Aussitôt après la prise d’Aguilar, don Pèdre, séparé de sa maîtresse pendant le siège, courut la retrouver à Cordoue. Elle venait de lui donner une fille, dont la naissance fut célébrée par des fêtes magnifiques. La plus grande partie des domaines d’Alonso Coronel servit d’apanage à l’enfant ; le reste fut distribué entre les officiers de la maison du roi. On remarqua que don Juan d’Alburquerque n’eut cette fois aucune part aux dépouilles de son ennemi. Tout en conservant les apparences, le roi commençait à le traiter avec quelque froideur. Sa jeune maîtresse l’excitait en secret à se débarrasser d’une tutelle importune et à prendre en main les rênes du gouvernement. Flatté par les louanges d’une femme chérie, encouragé par les conseils des Padilla, travaillé enfin par un vague besoin de montrer son énergie et son caractère, il flottait encore dans l’irrésolution, retenu par l’habitude de se laisser diriger, par son ignorance des affaires, enfin par le respect ou même l’espèce de crainte que lui inspirait un vieux serviteur de son père. N’osant faire un coup d’autorité, le roi conspirait contre son ministre. Aidé par les Padilla, il s’était engagé dans une négociation, conduite avec une dissimulation profonde, qui ne tendait à rien moins qu’à renverser tous les plans politiques d’Alburquerque.

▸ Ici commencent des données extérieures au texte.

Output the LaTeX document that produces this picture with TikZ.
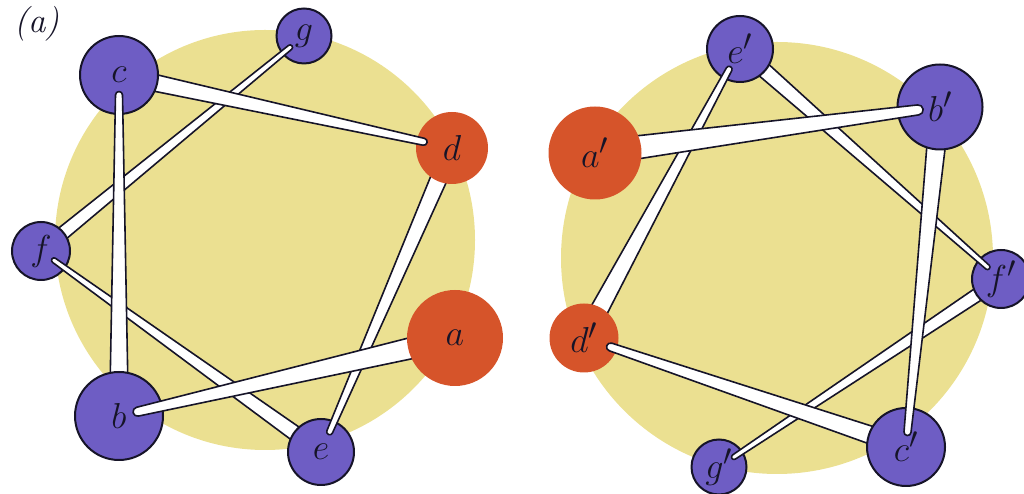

Il s’agissait d’une complète et franche réconciliation avec ses frères, don Henri et don Tello. Avec leur assistance et celle du parti de Lara, que le comte de Trastamare devait entraîner à sa suite, don Pèdre ne doutait pas qu’il ne pût commander en maître et plier tout à ses volontés. C’était une conjuration d’écoliers contre leur pédagogue. Il y a lieu de croire que le roi en conçut lui-même le projet, persuadé, dans son inexpérience, qu’il ne pouvait trouver d’amis plus dévoués que ses frères ni de conseillers plus désintéressés que des jeunes gens de son âge. On croira qu’un semblable complot ne se déroba pas long-temps à la perspicacité du vieux ministre ; il n’en fut rien cependant. Le secret fut admirablement gardé ; tout réussit à souhait à ces novices conspirateurs.

  1. Cette question sera plus tard examinée. Voir § XVI, I.
  2. Ayala, p. 77 et 86. — Ce fut probablement alors que Hinestrosa reçut du roi la charge d’alcade de los fidalgos, titre qu’il prend dans le traité d’Atienza, dont il fut un des signataires pour la Castille. Arch. gen. de Ar., parchemin n° 1737.